Request:
Pull out every line containing the string "that".

Material shown:
____

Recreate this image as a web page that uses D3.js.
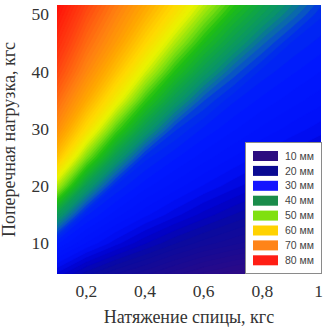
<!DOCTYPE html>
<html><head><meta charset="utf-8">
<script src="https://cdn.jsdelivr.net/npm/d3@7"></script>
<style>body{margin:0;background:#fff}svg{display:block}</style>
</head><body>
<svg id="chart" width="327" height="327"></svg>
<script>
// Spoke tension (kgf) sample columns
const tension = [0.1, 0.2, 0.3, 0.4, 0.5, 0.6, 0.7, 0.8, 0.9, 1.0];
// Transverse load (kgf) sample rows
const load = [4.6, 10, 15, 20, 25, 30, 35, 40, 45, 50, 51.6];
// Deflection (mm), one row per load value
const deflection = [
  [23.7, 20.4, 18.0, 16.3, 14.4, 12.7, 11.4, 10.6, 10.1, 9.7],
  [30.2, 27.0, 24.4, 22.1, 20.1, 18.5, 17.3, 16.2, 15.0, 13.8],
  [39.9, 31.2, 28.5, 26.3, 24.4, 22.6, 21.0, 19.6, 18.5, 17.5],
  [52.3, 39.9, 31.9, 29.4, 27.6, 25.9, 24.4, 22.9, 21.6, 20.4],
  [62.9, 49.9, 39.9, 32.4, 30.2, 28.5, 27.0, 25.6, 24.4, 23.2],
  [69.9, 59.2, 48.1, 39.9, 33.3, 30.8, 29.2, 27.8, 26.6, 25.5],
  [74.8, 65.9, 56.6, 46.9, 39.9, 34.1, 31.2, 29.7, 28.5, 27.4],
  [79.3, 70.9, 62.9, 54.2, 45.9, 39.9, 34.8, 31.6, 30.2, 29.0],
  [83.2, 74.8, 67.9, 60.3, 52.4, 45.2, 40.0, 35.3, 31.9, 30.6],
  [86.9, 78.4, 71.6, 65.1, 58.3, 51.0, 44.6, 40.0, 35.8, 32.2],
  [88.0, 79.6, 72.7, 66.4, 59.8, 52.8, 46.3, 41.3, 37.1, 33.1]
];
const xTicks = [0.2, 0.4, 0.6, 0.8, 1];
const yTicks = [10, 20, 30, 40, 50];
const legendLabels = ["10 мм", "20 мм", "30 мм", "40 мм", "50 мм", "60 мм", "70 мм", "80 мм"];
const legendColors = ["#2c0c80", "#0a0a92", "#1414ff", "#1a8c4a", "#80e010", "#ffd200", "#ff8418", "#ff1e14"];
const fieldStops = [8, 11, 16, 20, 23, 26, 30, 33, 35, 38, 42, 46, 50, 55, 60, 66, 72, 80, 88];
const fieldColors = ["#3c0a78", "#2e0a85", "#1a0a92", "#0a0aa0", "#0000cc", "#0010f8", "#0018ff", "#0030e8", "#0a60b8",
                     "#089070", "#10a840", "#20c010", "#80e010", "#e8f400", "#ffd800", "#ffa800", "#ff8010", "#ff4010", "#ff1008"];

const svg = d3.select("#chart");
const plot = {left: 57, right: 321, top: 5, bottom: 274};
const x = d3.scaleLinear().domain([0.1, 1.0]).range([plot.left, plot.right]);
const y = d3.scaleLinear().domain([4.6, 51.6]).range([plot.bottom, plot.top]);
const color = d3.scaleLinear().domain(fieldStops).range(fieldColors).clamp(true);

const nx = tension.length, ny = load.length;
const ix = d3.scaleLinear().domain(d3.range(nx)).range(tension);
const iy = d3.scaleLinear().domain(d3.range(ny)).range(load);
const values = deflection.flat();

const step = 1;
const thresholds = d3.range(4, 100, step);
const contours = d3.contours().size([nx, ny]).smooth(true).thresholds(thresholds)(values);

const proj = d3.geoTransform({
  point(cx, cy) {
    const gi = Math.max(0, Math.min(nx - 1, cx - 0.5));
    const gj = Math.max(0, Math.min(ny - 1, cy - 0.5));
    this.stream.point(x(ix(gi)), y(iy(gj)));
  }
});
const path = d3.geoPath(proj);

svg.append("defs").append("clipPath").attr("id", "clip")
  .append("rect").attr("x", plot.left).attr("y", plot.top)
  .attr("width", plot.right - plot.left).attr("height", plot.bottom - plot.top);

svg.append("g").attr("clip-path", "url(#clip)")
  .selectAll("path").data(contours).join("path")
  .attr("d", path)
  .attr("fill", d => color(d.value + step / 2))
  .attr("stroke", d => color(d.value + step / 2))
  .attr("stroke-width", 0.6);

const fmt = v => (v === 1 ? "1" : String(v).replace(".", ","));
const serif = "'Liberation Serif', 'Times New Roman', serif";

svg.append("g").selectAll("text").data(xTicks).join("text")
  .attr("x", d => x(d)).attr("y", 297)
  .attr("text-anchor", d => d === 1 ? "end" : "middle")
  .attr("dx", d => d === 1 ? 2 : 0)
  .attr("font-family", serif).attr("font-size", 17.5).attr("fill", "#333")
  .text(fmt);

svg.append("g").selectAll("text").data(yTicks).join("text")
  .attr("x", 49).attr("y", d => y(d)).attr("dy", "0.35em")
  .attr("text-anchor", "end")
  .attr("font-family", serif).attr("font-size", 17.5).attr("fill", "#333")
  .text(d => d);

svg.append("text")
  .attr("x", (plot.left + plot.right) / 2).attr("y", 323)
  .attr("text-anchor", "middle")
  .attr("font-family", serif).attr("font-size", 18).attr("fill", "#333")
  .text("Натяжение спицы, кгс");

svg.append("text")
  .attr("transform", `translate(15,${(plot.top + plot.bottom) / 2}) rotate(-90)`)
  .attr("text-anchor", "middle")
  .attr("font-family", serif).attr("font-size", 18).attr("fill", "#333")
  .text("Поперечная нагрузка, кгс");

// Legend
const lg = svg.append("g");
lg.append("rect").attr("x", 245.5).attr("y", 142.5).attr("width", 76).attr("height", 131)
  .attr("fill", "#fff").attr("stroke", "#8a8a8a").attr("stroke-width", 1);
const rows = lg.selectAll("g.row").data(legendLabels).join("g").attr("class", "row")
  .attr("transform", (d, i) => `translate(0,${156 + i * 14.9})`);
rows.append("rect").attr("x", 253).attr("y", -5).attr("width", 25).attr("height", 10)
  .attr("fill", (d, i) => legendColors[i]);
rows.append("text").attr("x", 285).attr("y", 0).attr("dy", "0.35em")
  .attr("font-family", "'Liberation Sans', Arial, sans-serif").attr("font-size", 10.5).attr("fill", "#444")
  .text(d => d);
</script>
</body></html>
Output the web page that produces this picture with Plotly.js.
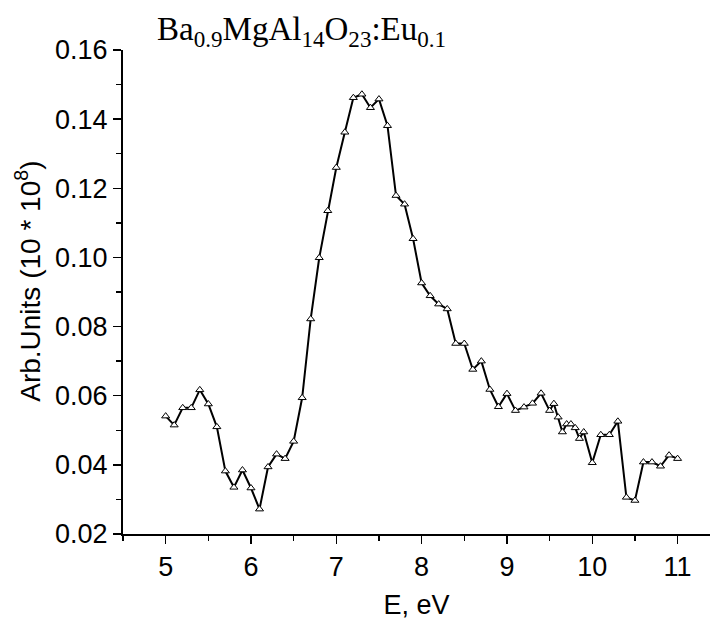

____

Reply to the task:
Recreate this image as a web page that uses D3.js.
Output the web page that produces this picture with Plotly.js.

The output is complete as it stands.